How to Act towards Others


            Our society is one that has become immersed in the self. People choose to think of themselves instead of others. Individuals have come to think that they only way that a person can succeed is by taking advantage and using anyone that "gets in the way." Some events occur which break this mold, but we will not be judged based on the traumatic events that transpire to ourselves and others; our judgment will focus on the entirety of our lives. We will not be judged based solely on the best or worst times of our lives but the consistency with which we make decisions and treat others each day of our lives. The way that we live everyday should take a place of high priority in our lives.

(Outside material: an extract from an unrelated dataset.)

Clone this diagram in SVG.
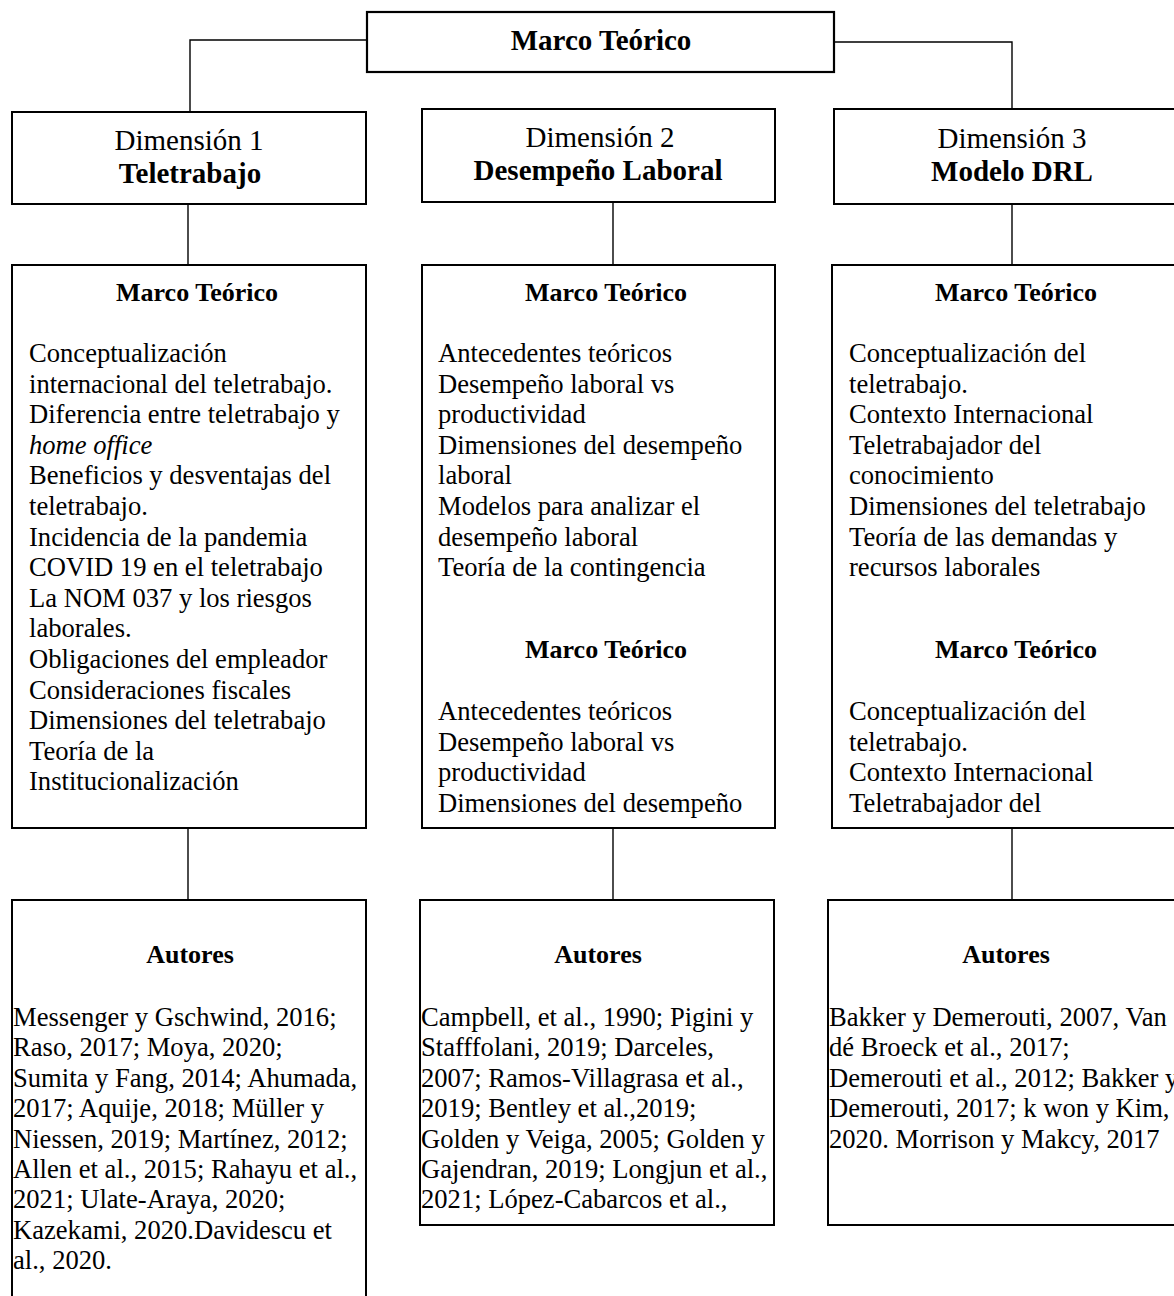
<svg xmlns="http://www.w3.org/2000/svg" width="1174" height="1296" viewBox="0 0 1174 1296">
  <style>
    .box { fill: #ffffff; stroke: #000000; stroke-width: 2; }
    .top { fill: #ffffff; stroke: #000000; stroke-width: 2.2; }
    .link { fill: none; stroke: #000000; stroke-width: 1.4; }
    text { font-family: "Liberation Serif", "Times New Roman", serif; fill: #000000; }
    .title { font-size: 29px; font-weight: bold; text-anchor: middle; }
    .dim { font-size: 29px; text-anchor: middle; }
    .dimb { font-size: 29px; font-weight: bold; text-anchor: middle; }
    .head { font-size: 26px; font-weight: bold; text-anchor: middle; }
    .body { font-size: 26.6px; }
  </style>

  <!-- connectors -->
  <g id="connectors">
    <polyline class="link" points="367,40 190,40 190,111"/>
    <polyline class="link" points="834,42 1012,42 1012,109"/>
    <line class="link" x1="188" y1="204" x2="188" y2="265"/>
    <line class="link" x1="613" y1="202" x2="613" y2="265"/>
    <line class="link" x1="1012" y1="204" x2="1012" y2="265"/>
    <line class="link" x1="188" y1="828" x2="188" y2="900"/>
    <line class="link" x1="613" y1="828" x2="613" y2="900"/>
    <line class="link" x1="1012" y1="828" x2="1012" y2="900"/>
  </g>

  <!-- root -->
  <g id="root">
    <rect class="top" x="367" y="12" width="467" height="60"/>
    <text class="title" x="601" y="50">Marco Teórico</text>
  </g>

  <!-- dimension headers -->
  <g id="dim1">
    <rect class="box" x="12" y="112" width="354" height="92"/>
    <text class="dim" x="189" y="150">Dimensión 1</text>
    <text class="dimb" x="190" y="183">Teletrabajo</text>
  </g>
  <g id="dim2">
    <rect class="box" x="422" y="109" width="353" height="93"/>
    <text class="dim" x="600" y="147">Dimensión 2</text>
    <text class="dimb" x="598" y="180">Desempeño Laboral</text>
  </g>
  <g id="dim3">
    <rect class="box" x="834" y="109" width="360" height="95"/>
    <text class="dim" x="1012" y="148">Dimensión 3</text>
    <text class="dimb" x="1012" y="181">Modelo DRL</text>
  </g>

  <!-- theoretical framework boxes -->
  <g id="marco1">
    <rect class="box" x="12" y="265" width="354" height="563"/>
    <text class="head" x="197" y="301">Marco Teórico</text>
    <text class="body" x="29" y="362">
      <tspan x="29">Conceptualización</tspan>
      <tspan x="29" dy="30.6">internacional del teletrabajo.</tspan>
      <tspan x="29" dy="30.6">Diferencia entre teletrabajo y</tspan>
      <tspan x="29" dy="30.6" font-style="italic">home office</tspan>
      <tspan x="29" dy="30.6">Beneficios y desventajas del</tspan>
      <tspan x="29" dy="30.6">teletrabajo.</tspan>
      <tspan x="29" dy="30.6">Incidencia de la pandemia</tspan>
      <tspan x="29" dy="30.6">COVID 19 en el teletrabajo</tspan>
      <tspan x="29" dy="30.6">La NOM 037 y los riesgos</tspan>
      <tspan x="29" dy="30.6">laborales.</tspan>
      <tspan x="29" dy="30.6">Obligaciones del empleador</tspan>
      <tspan x="29" dy="30.6">Consideraciones fiscales</tspan>
      <tspan x="29" dy="30.6">Dimensiones del teletrabajo</tspan>
      <tspan x="29" dy="30.6">Teoría de la</tspan>
      <tspan x="29" dy="30.6">Institucionalización</tspan>
    </text>
  </g>

  <g id="marco2">
    <rect class="box" x="422" y="265" width="353" height="563"/>
    <text class="head" x="606" y="301">Marco Teórico</text>
    <text class="body" x="438" y="362">
      <tspan x="438">Antecedentes teóricos</tspan>
      <tspan x="438" dy="30.6">Desempeño laboral vs</tspan>
      <tspan x="438" dy="30.6">productividad</tspan>
      <tspan x="438" dy="30.6">Dimensiones del desempeño</tspan>
      <tspan x="438" dy="30.6">laboral</tspan>
      <tspan x="438" dy="30.6">Modelos para analizar el</tspan>
      <tspan x="438" dy="30.6">desempeño laboral</tspan>
      <tspan x="438" dy="30.6">Teoría de la contingencia</tspan>
    </text>
    <text class="head" x="606" y="658">Marco Teórico</text>
    <text class="body" x="438" y="720">
      <tspan x="438">Antecedentes teóricos</tspan>
      <tspan x="438" dy="30.6">Desempeño laboral vs</tspan>
      <tspan x="438" dy="30.6">productividad</tspan>
      <tspan x="438" dy="30.6">Dimensiones del desempeño</tspan>
    </text>
  </g>

  <g id="marco3">
    <rect class="box" x="832" y="265" width="362" height="563"/>
    <text class="head" x="1016" y="301">Marco Teórico</text>
    <text class="body" x="849" y="362">
      <tspan x="849">Conceptualización del</tspan>
      <tspan x="849" dy="30.6">teletrabajo.</tspan>
      <tspan x="849" dy="30.6">Contexto Internacional</tspan>
      <tspan x="849" dy="30.6">Teletrabajador del</tspan>
      <tspan x="849" dy="30.6">conocimiento</tspan>
      <tspan x="849" dy="30.6">Dimensiones del teletrabajo</tspan>
      <tspan x="849" dy="30.6">Teoría de las demandas y</tspan>
      <tspan x="849" dy="30.6">recursos laborales</tspan>
    </text>
    <text class="head" x="1016" y="658">Marco Teórico</text>
    <text class="body" x="849" y="720">
      <tspan x="849">Conceptualización del</tspan>
      <tspan x="849" dy="30.6">teletrabajo.</tspan>
      <tspan x="849" dy="30.6">Contexto Internacional</tspan>
      <tspan x="849" dy="30.6">Teletrabajador del</tspan>
    </text>
  </g>

  <!-- author boxes -->
  <g id="autores1">
    <rect class="box" x="12" y="900" width="354" height="410"/>
    <text class="head" x="190" y="963">Autores</text>
    <text class="body" x="13" y="1026">
      <tspan x="13">Messenger y Gschwind, 2016;</tspan>
      <tspan x="13" dy="30.4">Raso, 2017; Moya, 2020;</tspan>
      <tspan x="13" dy="30.4">Sumita y Fang, 2014; Ahumada,</tspan>
      <tspan x="13" dy="30.4">2017; Aquije, 2018; Müller y</tspan>
      <tspan x="13" dy="30.4">Niessen, 2019; Martínez, 2012;</tspan>
      <tspan x="13" dy="30.4">Allen et al., 2015; Rahayu et al.,</tspan>
      <tspan x="13" dy="30.4">2021; Ulate-Araya, 2020;</tspan>
      <tspan x="13" dy="30.4">Kazekami, 2020.Davidescu et</tspan>
      <tspan x="13" dy="30.4">al., 2020.</tspan>
    </text>
  </g>

  <g id="autores2">
    <rect class="box" x="420" y="900" width="354" height="325"/>
    <text class="head" x="598" y="963">Autores</text>
    <text class="body" x="421" y="1026">
      <tspan x="421">Campbell, et al., 1990; Pigini y</tspan>
      <tspan x="421" dy="30.4">Stafffolani, 2019; Darceles,</tspan>
      <tspan x="421" dy="30.4">2007; Ramos-Villagrasa et al.,</tspan>
      <tspan x="421" dy="30.4">2019; Bentley et al.,2019;</tspan>
      <tspan x="421" dy="30.4">Golden y Veiga, 2005; Golden y</tspan>
      <tspan x="421" dy="30.4">Gajendran, 2019; Longjun et al.,</tspan>
      <tspan x="421" dy="30.4">2021; López-Cabarcos et al.,</tspan>
    </text>
  </g>

  <g id="autores3">
    <rect class="box" x="828" y="900" width="366" height="325"/>
    <text class="head" x="1006" y="963">Autores</text>
    <text class="body" x="829" y="1026">
      <tspan x="829">Bakker y Demerouti, 2007, Van</tspan>
      <tspan x="829" dy="30.4">dé Broeck et al., 2017;</tspan>
      <tspan x="829" dy="30.4">Demerouti et al., 2012; Bakker y</tspan>
      <tspan x="829" dy="30.4">Demerouti, 2017; k won y Kim,</tspan>
      <tspan x="829" dy="30.4">2020. Morrison y Makcy, 2017</tspan>
    </text>
  </g>
</svg>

          When asked "What is the greatest command?" in Mt 22.36, Jesus said "Love the LORD your God with all your heart, with all your soul, and with all your mind" (Mt 22.37). The second, "Love your neighbor as yourself." He went on to say "On these hang all the Law and the Prophets" (Mt 22.38). Paul, by the inspiration of the Spirit, said "For this, 'You shall not commit adultery, You shall not murder, You shall not steal, You shall not covet,' and if there is any other commandment, it is summed up in this saying, 'You shall love your neighbor as yourself" (Rm 13.9). Jesus and the biblical authors thought that the way we treat others was central to our entire lives.

          With this in mind, there are three rules which we can follow that demonstrate how to act towards others.

Rule 1: How God Would Have Us Act

            It is of no surprise that this is the first rule. God has given many commandments about how to act towards others. These include how husbands should treat their wives (Eph 5.25), how Christians should treat each other (Jas 5.16), how children should treat their parents (Eph 6.1), and how to act in many different specific situations involving others (Matt 5.23-24, 1 Cor 5). The best way to obey this rule is to have a good foundation of the Bible. In all things, what God has said takes priority over everything else, and by using the Bible, we can know how to conduct ourselves in any number of situations; we need only to ask what God would have us to do. It is up to us whether we will do it or not. 

Rule 2: What is Best for the Other Person

              If in any given situation it is not readily clear what God would have us do, then we should do what is best for the other person. It is clear from Scripture that we are to place others equal to and even above ourselves. The Lord said that this was the second greatest command (Mk 12.31). In Mt 7.12 Jesus gives us the "Golden Rule" for how to treat others: doing for them according to what we think is best. In Phil 2.3 and Rm 12.10, Paul teaches that we should hold others in higher regard than ourselves. In our self-centered culture, it is the exception rather than the rule to think of others first and ourselves second, but if everyone thought about everyone else first, then no one would need to think of himself because everyone else would already be thinking of him, and he would be thinking of everyone else.

Rule 3: Do Our Very Best


            If we ever encounter a situation in which it is not immediately clear what God’s Word has said about how we should treat someone else or what is best for the other person, then we must do our best. It doesn't become an excuse to do something that we think God might not approve of just because it wasn't specifically mentioned in Scripture. We don't get to make "loopholes." We have to always make the best decision that we can given the situation, our knowledge of Scripture, and what we understand God's will to be. In everything that we do, we should constantly work to do our best striving to be pleasing to God (Col 3.17). What God wants and what everyone else, including ourselves, should want is the best version of ourselves. Even if we do our best though, we will probably fail from time-to-time, but we have the promise of a faithful God. “but if we walk in the Light … we have fellowship with one another, and the blood of Jesus His Son cleanses us from all sin.” 1 John 1.7

           As you go about your lives, please remember these thoughts and use them in a meaningful way to treat others better and be pleasing to God.